* Work to be completed *
Starting at the line that contains "Write a Python" and stopping after the line that contains "from matplotlib import font_manager", copy the lines exactly. Pictures are left out.
[Begin Task material]
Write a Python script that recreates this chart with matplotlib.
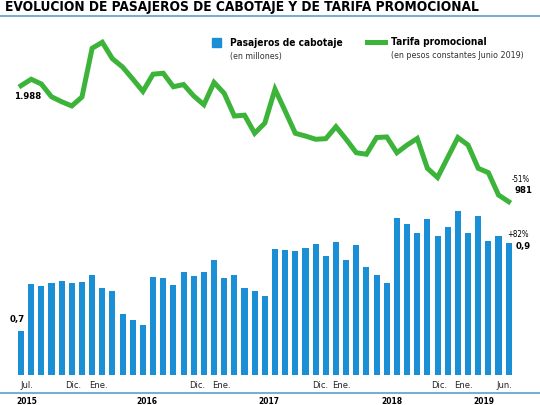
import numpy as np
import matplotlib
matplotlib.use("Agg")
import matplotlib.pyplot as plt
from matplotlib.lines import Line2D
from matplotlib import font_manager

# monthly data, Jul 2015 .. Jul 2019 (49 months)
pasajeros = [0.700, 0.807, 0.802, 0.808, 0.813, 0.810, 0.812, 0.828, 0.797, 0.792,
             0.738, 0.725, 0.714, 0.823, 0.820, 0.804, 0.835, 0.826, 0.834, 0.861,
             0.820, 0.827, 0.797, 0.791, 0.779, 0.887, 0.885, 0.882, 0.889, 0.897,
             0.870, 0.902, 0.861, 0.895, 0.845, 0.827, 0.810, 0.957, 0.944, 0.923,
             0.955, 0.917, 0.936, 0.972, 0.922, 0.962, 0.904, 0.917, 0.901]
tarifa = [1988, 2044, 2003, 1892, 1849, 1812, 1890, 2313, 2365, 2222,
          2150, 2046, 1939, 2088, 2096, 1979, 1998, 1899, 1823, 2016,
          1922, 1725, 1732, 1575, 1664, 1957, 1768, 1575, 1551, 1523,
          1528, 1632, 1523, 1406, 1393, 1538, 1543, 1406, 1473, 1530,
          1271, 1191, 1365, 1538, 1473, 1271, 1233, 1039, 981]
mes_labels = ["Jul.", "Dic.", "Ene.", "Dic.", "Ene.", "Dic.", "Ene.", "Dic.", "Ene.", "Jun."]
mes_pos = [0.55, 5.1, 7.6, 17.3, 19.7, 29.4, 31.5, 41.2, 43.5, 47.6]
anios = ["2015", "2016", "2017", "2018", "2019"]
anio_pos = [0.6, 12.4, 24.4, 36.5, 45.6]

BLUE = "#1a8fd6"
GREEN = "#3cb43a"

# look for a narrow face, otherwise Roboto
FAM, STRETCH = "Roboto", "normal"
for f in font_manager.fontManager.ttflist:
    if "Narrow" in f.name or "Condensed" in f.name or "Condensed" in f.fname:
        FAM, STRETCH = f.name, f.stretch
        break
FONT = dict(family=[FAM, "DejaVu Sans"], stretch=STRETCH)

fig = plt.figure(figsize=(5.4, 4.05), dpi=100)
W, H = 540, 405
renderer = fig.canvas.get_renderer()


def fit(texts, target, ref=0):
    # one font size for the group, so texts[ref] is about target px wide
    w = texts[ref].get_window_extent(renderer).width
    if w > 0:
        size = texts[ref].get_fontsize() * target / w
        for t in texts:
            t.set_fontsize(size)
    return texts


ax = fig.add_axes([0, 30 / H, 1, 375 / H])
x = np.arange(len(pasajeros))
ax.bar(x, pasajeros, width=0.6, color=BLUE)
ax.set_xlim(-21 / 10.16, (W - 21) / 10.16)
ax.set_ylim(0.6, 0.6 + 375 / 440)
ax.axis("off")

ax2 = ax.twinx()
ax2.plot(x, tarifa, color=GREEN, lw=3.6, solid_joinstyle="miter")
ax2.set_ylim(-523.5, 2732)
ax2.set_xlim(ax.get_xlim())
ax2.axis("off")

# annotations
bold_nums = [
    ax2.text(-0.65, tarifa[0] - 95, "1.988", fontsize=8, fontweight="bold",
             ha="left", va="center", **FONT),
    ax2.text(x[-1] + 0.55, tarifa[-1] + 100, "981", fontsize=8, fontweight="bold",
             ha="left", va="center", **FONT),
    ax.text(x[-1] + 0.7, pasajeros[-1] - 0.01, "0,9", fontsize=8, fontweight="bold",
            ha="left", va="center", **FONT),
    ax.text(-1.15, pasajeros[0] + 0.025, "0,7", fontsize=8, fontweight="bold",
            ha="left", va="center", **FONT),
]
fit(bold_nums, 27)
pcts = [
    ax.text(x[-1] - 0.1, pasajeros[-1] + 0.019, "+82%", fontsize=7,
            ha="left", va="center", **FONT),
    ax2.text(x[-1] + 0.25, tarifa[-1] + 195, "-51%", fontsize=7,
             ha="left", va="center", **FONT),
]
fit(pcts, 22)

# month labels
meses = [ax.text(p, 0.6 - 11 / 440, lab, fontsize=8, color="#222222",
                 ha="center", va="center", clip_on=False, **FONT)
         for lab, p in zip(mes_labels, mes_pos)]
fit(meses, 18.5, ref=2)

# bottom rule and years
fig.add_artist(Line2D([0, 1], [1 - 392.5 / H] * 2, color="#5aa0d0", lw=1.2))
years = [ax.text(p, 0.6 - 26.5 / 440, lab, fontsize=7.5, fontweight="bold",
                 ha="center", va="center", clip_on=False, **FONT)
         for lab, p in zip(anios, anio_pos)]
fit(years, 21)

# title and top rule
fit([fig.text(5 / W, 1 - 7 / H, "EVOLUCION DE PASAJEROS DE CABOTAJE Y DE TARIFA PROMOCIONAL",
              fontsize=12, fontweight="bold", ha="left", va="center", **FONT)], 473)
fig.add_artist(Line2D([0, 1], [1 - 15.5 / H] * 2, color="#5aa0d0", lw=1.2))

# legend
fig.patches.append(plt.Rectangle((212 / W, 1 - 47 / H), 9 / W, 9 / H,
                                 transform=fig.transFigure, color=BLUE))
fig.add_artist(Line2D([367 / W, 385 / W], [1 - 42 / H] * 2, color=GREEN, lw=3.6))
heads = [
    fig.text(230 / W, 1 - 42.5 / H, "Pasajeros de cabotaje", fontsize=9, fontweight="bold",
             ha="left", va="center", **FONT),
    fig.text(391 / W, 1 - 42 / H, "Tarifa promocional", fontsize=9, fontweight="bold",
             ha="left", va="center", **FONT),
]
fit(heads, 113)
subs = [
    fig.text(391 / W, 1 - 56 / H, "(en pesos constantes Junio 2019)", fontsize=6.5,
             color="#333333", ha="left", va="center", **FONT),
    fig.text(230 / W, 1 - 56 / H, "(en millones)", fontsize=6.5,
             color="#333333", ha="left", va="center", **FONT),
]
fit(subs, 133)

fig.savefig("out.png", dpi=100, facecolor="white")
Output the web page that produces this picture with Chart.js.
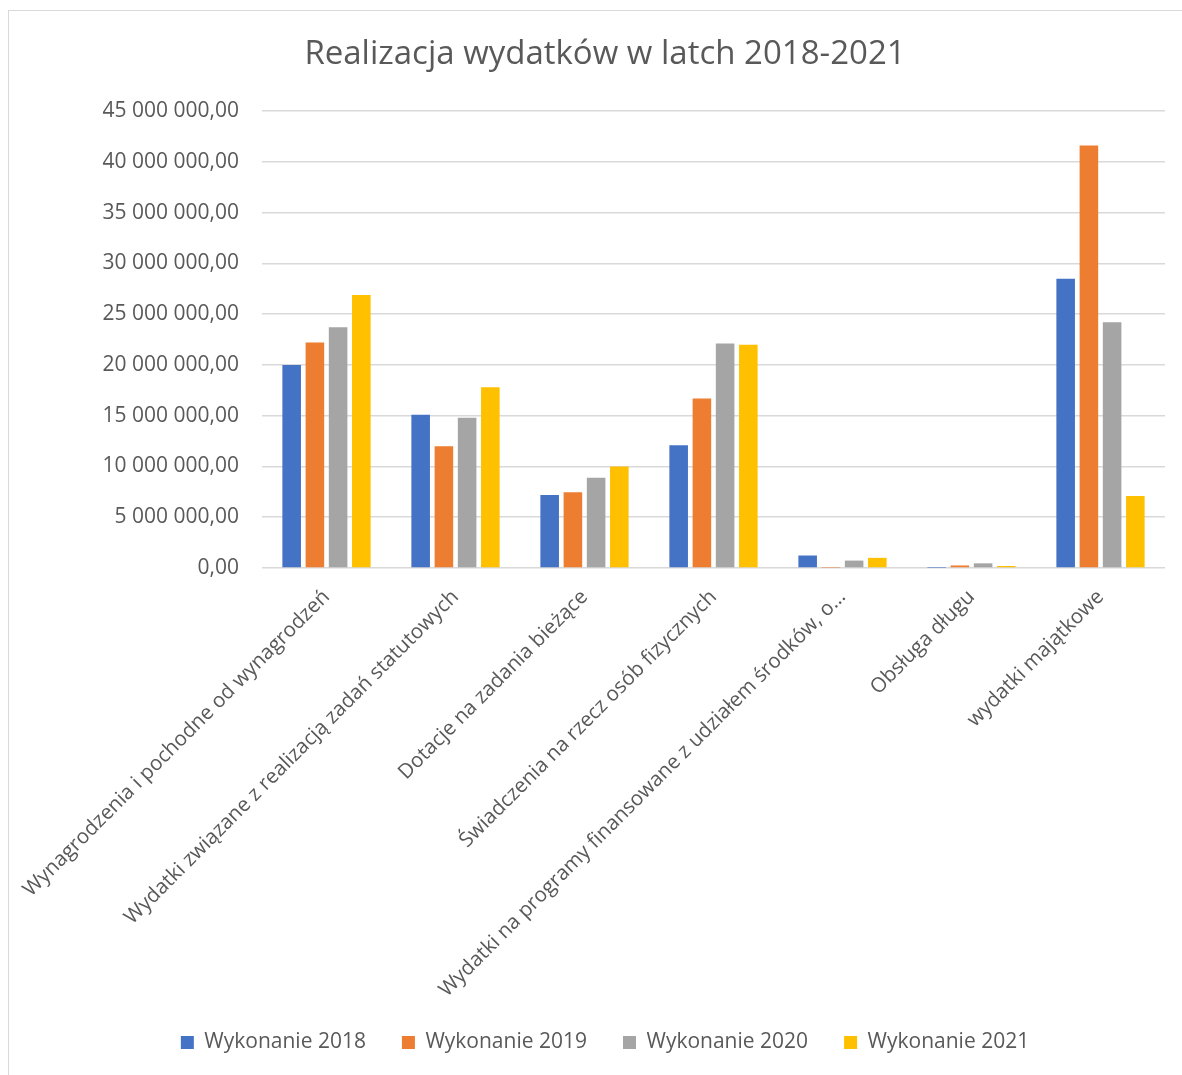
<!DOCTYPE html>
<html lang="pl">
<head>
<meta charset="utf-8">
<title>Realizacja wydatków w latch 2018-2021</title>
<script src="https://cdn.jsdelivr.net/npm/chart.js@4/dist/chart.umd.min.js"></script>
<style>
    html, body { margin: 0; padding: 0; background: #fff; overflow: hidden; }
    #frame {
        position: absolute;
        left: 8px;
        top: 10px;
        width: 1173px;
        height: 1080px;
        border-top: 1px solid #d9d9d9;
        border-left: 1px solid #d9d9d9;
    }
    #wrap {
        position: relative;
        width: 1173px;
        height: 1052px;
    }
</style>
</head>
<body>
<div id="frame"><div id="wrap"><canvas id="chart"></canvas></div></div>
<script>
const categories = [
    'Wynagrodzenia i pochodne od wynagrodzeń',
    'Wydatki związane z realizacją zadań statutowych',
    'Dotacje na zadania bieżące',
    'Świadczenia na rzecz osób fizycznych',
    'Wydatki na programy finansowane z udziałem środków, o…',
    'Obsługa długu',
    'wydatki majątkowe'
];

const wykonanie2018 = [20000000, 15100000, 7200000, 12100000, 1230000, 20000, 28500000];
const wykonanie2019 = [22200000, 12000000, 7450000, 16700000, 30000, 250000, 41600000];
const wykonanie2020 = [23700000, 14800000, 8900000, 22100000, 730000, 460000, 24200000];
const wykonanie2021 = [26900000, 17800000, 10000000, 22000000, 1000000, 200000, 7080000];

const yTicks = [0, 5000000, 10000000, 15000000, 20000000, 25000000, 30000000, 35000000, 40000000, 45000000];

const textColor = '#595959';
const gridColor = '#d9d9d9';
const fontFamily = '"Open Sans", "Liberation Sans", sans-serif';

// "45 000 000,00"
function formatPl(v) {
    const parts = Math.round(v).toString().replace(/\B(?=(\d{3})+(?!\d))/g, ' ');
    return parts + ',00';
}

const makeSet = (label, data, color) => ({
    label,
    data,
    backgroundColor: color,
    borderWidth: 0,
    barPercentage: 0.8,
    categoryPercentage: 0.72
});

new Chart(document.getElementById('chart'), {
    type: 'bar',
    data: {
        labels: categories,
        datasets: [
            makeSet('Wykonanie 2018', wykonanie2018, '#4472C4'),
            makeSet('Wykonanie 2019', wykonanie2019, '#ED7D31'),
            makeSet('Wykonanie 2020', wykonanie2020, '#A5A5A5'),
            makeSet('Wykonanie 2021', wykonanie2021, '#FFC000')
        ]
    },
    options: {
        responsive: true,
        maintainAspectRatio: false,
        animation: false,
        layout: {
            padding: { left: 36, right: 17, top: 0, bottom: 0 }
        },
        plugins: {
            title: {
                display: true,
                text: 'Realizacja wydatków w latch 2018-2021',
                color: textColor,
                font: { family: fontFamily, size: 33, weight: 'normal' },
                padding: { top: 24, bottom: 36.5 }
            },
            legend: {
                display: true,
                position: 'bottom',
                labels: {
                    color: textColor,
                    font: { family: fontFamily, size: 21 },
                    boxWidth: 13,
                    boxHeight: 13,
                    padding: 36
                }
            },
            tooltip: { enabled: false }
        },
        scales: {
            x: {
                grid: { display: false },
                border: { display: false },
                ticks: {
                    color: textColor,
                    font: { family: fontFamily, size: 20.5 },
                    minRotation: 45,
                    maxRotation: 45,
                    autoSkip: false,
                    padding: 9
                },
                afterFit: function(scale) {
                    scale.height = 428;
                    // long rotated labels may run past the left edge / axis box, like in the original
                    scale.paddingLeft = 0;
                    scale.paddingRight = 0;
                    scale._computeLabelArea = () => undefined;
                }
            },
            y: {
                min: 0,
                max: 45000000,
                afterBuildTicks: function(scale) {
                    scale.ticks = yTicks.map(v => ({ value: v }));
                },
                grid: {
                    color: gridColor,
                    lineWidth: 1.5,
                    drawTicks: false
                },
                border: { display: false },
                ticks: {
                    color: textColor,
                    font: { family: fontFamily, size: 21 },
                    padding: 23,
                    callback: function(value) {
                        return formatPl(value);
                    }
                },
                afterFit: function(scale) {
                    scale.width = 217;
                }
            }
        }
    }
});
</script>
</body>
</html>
[End Task material]
[Begin Task material]
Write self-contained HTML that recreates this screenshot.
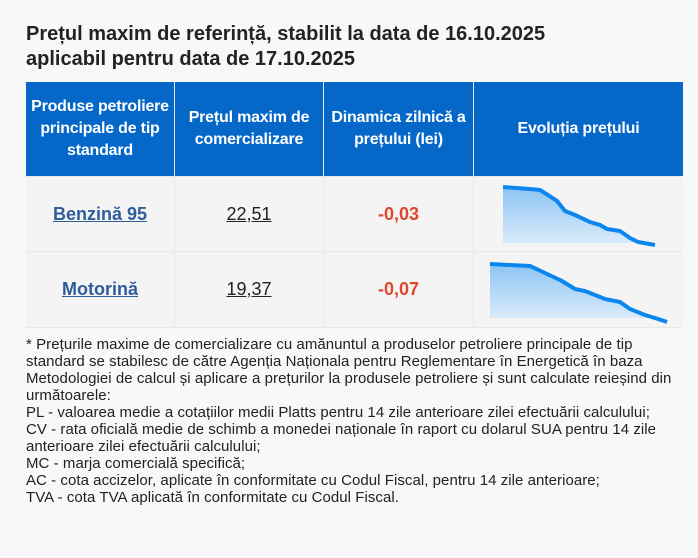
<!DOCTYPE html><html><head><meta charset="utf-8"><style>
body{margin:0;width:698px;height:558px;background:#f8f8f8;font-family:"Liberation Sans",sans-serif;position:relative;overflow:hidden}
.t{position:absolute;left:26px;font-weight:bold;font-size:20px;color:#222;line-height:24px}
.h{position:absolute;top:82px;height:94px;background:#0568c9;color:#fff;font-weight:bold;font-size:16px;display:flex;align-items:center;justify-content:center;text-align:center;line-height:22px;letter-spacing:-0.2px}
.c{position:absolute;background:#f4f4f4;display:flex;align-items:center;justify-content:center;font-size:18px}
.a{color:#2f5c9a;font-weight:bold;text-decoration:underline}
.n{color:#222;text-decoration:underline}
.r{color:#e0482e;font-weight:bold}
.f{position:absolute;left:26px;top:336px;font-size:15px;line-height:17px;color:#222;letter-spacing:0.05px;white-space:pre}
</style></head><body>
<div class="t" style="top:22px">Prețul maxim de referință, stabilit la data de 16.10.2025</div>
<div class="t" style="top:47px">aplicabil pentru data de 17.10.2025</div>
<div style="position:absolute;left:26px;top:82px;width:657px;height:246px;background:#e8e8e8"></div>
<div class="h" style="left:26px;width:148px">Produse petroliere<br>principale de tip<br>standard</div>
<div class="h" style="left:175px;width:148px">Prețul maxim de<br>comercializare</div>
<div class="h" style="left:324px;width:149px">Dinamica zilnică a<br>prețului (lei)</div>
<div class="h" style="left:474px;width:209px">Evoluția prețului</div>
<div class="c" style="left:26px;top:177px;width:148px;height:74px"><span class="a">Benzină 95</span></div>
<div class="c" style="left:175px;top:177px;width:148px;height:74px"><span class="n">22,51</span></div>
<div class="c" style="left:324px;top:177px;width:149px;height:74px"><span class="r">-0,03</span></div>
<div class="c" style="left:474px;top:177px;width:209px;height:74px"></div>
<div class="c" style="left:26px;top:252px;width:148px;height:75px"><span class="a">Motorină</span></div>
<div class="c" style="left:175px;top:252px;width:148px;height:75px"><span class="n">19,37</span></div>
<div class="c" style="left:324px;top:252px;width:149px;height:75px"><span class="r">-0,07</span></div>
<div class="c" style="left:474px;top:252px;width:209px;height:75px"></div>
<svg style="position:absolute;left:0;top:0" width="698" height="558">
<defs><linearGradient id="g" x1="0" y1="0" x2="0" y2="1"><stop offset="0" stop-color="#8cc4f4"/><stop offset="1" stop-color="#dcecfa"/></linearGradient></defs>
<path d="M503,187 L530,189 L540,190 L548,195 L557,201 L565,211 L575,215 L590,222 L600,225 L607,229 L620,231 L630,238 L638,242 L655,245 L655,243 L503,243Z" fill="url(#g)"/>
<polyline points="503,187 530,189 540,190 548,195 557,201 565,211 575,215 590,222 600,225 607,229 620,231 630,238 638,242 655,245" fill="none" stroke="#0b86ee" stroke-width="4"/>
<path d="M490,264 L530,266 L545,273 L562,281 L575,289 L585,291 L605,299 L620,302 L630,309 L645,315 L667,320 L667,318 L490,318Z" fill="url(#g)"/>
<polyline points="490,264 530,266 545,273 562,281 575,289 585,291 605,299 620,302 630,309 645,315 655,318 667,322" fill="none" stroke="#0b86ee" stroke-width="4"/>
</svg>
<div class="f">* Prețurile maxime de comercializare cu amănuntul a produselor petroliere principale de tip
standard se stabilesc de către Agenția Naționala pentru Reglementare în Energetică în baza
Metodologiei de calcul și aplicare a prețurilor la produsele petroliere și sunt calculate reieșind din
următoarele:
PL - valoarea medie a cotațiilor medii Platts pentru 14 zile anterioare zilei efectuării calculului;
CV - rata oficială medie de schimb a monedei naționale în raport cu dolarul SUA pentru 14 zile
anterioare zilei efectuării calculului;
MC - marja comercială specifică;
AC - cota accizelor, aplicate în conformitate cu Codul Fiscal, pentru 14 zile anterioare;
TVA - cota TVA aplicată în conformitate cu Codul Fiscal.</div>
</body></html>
[End Task material]
[Begin Task material]
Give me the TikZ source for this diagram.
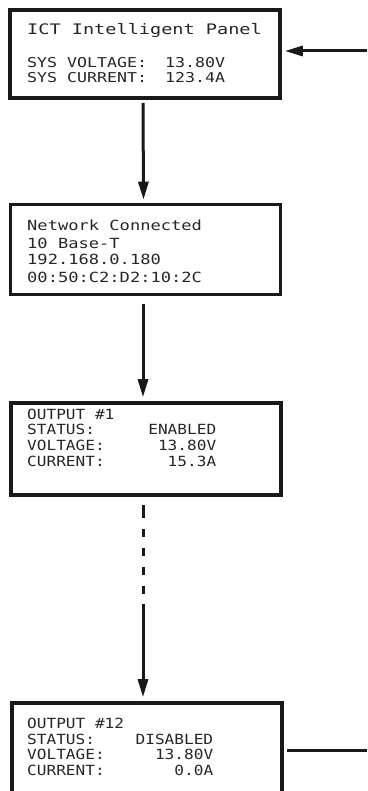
[End Task material]
* Full output *
Write a Python script that recreates this chart with matplotlib.
import numpy as np
import matplotlib
matplotlib.use("Agg")
import matplotlib.pyplot as plt
from matplotlib.lines import Line2D
from matplotlib import font_manager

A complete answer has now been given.